→ **What this task involves**
Reproduce exactly, with no pictures, each line from the opening of the material down through the line containing "0.0319, 0.0356, 0.0350];".

# # #

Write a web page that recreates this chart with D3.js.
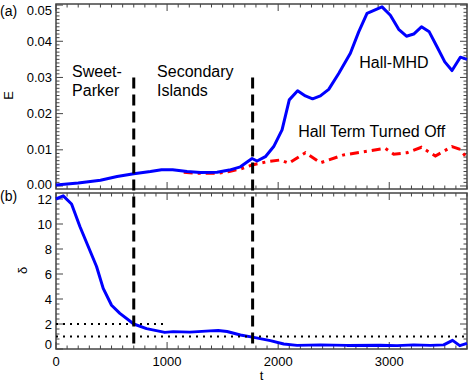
<!DOCTYPE html>
<html>
<head>
<meta charset="utf-8">
<script src="https://cdn.jsdelivr.net/npm/d3@7"></script>
<style>
  body { margin: 0; background: #fff; }
  text { font-family: "Liberation Sans", Arial, sans-serif; fill: #000; }
  .tick-label { font-size: 13px; }
  .note { font-size: 16px; }
</style>
</head>
<body>
<svg id="chart" width="471" height="382"></svg>
<script>
// values
var hallT = [0, 200, 400, 550, 700, 850, 950, 1050, 1180, 1300, 1450, 1560, 1660, 1765, 1810, 1885, 1960, 2035, 2100, 2175, 2245, 2310, 2380, 2455, 2545, 2650, 2725, 2800, 2935, 3010, 3085, 3155, 3220, 3290, 3360, 3430, 3500, 3565, 3640, 3700];
var hallE = [0.0003, 0.0008, 0.0016, 0.0026, 0.0034, 0.0040, 0.0045, 0.0045, 0.0040, 0.0037, 0.0038, 0.0044, 0.0053, 0.0076, 0.0069, 0.0081, 0.0109, 0.0155, 0.0238, 0.0263, 0.0249, 0.0241, 0.0249, 0.0267, 0.0311, 0.0367, 0.0426, 0.0477, 0.0495, 0.0472, 0.0433, 0.0414, 0.0420, 0.0440, 0.0426, 0.0385, 0.0343, 0.0319, 0.0356, 0.0350];

var noHallT = [1150, 1250, 1350, 1450, 1560, 1660, 1765, 1900, 2020, 2095, 2245, 2380, 2590, 2965, 3040, 3160, 3290, 3415, 3565, 3640, 3700];
var noHallE = [0.0038, 0.0035, 0.0035, 0.0035, 0.0040, 0.0047, 0.0058, 0.0067, 0.0072, 0.0063, 0.0092, 0.0064, 0.0086, 0.0104, 0.0088, 0.0092, 0.0107, 0.0083, 0.0109, 0.0101, 0.0077];

var deltaT = [0, 65, 140, 215, 290, 365, 425, 500, 575, 700, 815, 980, 1055, 1205, 1385, 1460, 1540, 1660, 1780, 1930, 2050, 2170, 2380, 2620, 2920, 3070, 3220, 3370, 3490, 3570, 3635, 3700];
var delta = [12.0, 12.25, 11.6, 9.8, 8.2, 6.6, 4.85, 3.5, 2.85, 2.0, 1.63, 1.33, 1.39, 1.35, 1.45, 1.48, 1.4, 1.12, 0.93, 0.67, 0.4, 0.29, 0.33, 0.29, 0.3, 0.27, 0.33, 0.29, 0.33, 0.69, 0.27, 0.45];

var phaseT = [700, 1770];
var dashTopE = 0.03;
var guideDelta = [2, 1];
var guideEnd = [1000, 3700];

var xTicks = [0, 1000, 2000, 3000];
var eTicks = [0.00, 0.01, 0.02, 0.03, 0.04, 0.05];
var dTicks = [0, 2, 4, 6, 8, 10, 12];

var svg = d3.select("#chart"),
    left = 56, right = 467,
    topA = 4, botA = 189,
    topB = 193, botB = 349;

var x = d3.scaleLinear().domain([0, 3700]).range([left, right]);
var yA = d3.scaleLinear().domain([-0.00083, 0.0503]).range([botA, topA]);
var yB = d3.scaleLinear().domain([0, 12.48]).range([botB, topB]);

var axisColor = "#444";

function frame(y, yTickVals, yMinor, fmt, showX) {
    var y0 = y.range()[0], y1 = y.range()[1];
    var g = svg.append("g");
    g.append("rect")
        .attr("x", left).attr("y", y1)
        .attr("width", right - left).attr("height", y0 - y1)
        .attr("fill", "none").attr("stroke", axisColor).attr("stroke-width", 1.5);

    // x ticks, inward on bottom and top
    d3.range(0, 3701, 100).forEach(function(t) {
        var len = t % 1000 === 0 ? 7 : 3.5;
        g.append("line").attr("x1", x(t)).attr("x2", x(t)).attr("y1", y0).attr("y2", y0 - len)
            .attr("stroke", axisColor);
        g.append("line").attr("x1", x(t)).attr("x2", x(t)).attr("y1", y1).attr("y2", y1 + len)
            .attr("stroke", axisColor);
    });

    // y ticks, inward on left and right
    yMinor.forEach(function(v) {
        var major = yTickVals.some(function(m) { return Math.abs(m - v) < 1e-9; });
        var len = major ? 7 : 3.5;
        g.append("line").attr("x1", left).attr("x2", left + len).attr("y1", y(v)).attr("y2", y(v))
            .attr("stroke", axisColor);
        g.append("line").attr("x1", right).attr("x2", right - len).attr("y1", y(v)).attr("y2", y(v))
            .attr("stroke", axisColor);
    });

    // labels kept inside the frame's height, as in the original
    yTickVals.forEach(function(v) {
        var ly = Math.max(y1 + 6, Math.min(y0 - 5, y(v)));
        g.append("text").attr("class", "tick-label")
            .attr("x", left - 4).attr("y", ly).attr("dy", "0.35em")
            .attr("text-anchor", "end")
            .text(fmt(v));
    });

    if (showX) {
        xTicks.forEach(function(t) {
            g.append("text").attr("class", "tick-label")
                .attr("x", x(t)).attr("y", y0 + 17)
                .attr("text-anchor", "middle")
                .text(t);
        });
    }
}

frame(yA, eTicks, d3.range(0, 51).map(function(i) { return i / 1000; }), d3.format(".2f"), false);
frame(yB, dTicks, d3.range(0, 31).map(function(i) { return i * 0.4; }), d3.format("d"), true);

// panel (a) curves
var lineA = d3.line()
    .x(function(d) { return x(d[0]); })
    .y(function(d) { return yA(d[1]); });

svg.append("path")
    .datum(d3.zip(noHallT, noHallE))
    .attr("fill", "none").attr("stroke", "#ff0000").attr("stroke-width", 3)
    .attr("stroke-dasharray", "9,5,3,5")
    .attr("d", lineA);

svg.append("path")
    .datum(d3.zip(hallT, hallE))
    .attr("fill", "none").attr("stroke", "#0000ff").attr("stroke-width", 3)
    .attr("stroke-linejoin", "round")
    .attr("d", lineA);

// panel (b) curve
var lineB = d3.line()
    .x(function(d) { return x(d[0]); })
    .y(function(d) { return yB(d[1]); });

svg.append("path")
    .datum(d3.zip(deltaT, delta))
    .attr("fill", "none").attr("stroke", "#0000ff").attr("stroke-width", 3)
    .attr("stroke-linejoin", "round")
    .attr("d", lineB);

// dotted guides
guideDelta.forEach(function(v, i) {
    svg.append("line")
        .attr("x1", x(0)).attr("x2", x(guideEnd[i]))
        .attr("y1", yB(v)).attr("y2", yB(v))
        .attr("stroke", "#000").attr("stroke-width", 2)
        .attr("stroke-dasharray", "2,5");
});

// phase boundaries, crossing both panels
phaseT.forEach(function(t) {
    svg.append("line")
        .attr("x1", x(t)).attr("x2", x(t))
        .attr("y1", yA(dashTopE)).attr("y2", yB(0))
        .attr("stroke", "#000").attr("stroke-width", 3)
        .attr("stroke-dasharray", "11,6");
});

// annotations
function note(t, e, str) {
    svg.append("text").attr("class", "note")
        .attr("x", x(t)).attr("y", yA(e)).text(str);
}
note(145, 0.0300, "Sweet-");
note(145, 0.0250, "Parker");
note(910, 0.0300, "Secondary");
note(910, 0.0250, "Islands");
note(2730, 0.0325, "Hall-MHD");
note(2180, 0.0135, "Hall Term Turned Off");

svg.append("text").attr("x", 0).attr("y", 16).style("font-size", "14px").text("(a)");
svg.append("text").attr("x", 0).attr("y", 201).style("font-size", "14px").text("(b)");

svg.append("text").attr("class", "tick-label")
    .attr("transform", "translate(13," + yA(0.025) + ") rotate(-90)")
    .attr("text-anchor", "middle").text("E");
svg.append("text").attr("class", "tick-label")
    .attr("transform", "translate(27," + yB(6.3) + ") rotate(-90)")
    .attr("text-anchor", "middle").text("δ");
svg.append("text").attr("class", "tick-label")
    .attr("x", x(1850)).attr("y", 380)
    .attr("text-anchor", "middle").text("t");
</script>
</body>
</html>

# # #

→ **Complete answer**
Write a web page that recreates this chart with D3.js.
<!DOCTYPE html>
<html>
<head>
<meta charset="utf-8">
<script src="https://cdn.jsdelivr.net/npm/d3@7"></script>
<style>
  body { margin: 0; background: #fff; }
  text { font-family: "Liberation Sans", Arial, sans-serif; fill: #000; }
  .tick-label { font-size: 13px; }
  .note { font-size: 16px; }
</style>
</head>
<body>
<svg id="chart" width="471" height="382"></svg>
<script>
// values
var hallT = [0, 200, 400, 550, 700, 850, 950, 1050, 1180, 1300, 1450, 1560, 1660, 1765, 1810, 1885, 1960, 2035, 2100, 2175, 2245, 2310, 2380, 2455, 2545, 2650, 2725, 2800, 2935, 3010, 3085, 3155, 3220, 3290, 3360, 3430, 3500, 3565, 3640, 3700];
var hallE = [0.0003, 0.0008, 0.0016, 0.0026, 0.0034, 0.0040, 0.0045, 0.0045, 0.0040, 0.0037, 0.0038, 0.0044, 0.0053, 0.0076, 0.0069, 0.0081, 0.0109, 0.0155, 0.0238, 0.0263, 0.0249, 0.0241, 0.0249, 0.0267, 0.0311, 0.0367, 0.0426, 0.0477, 0.0495, 0.0472, 0.0433, 0.0414, 0.0420, 0.0440, 0.0426, 0.0385, 0.0343, 0.0319, 0.0356, 0.0350];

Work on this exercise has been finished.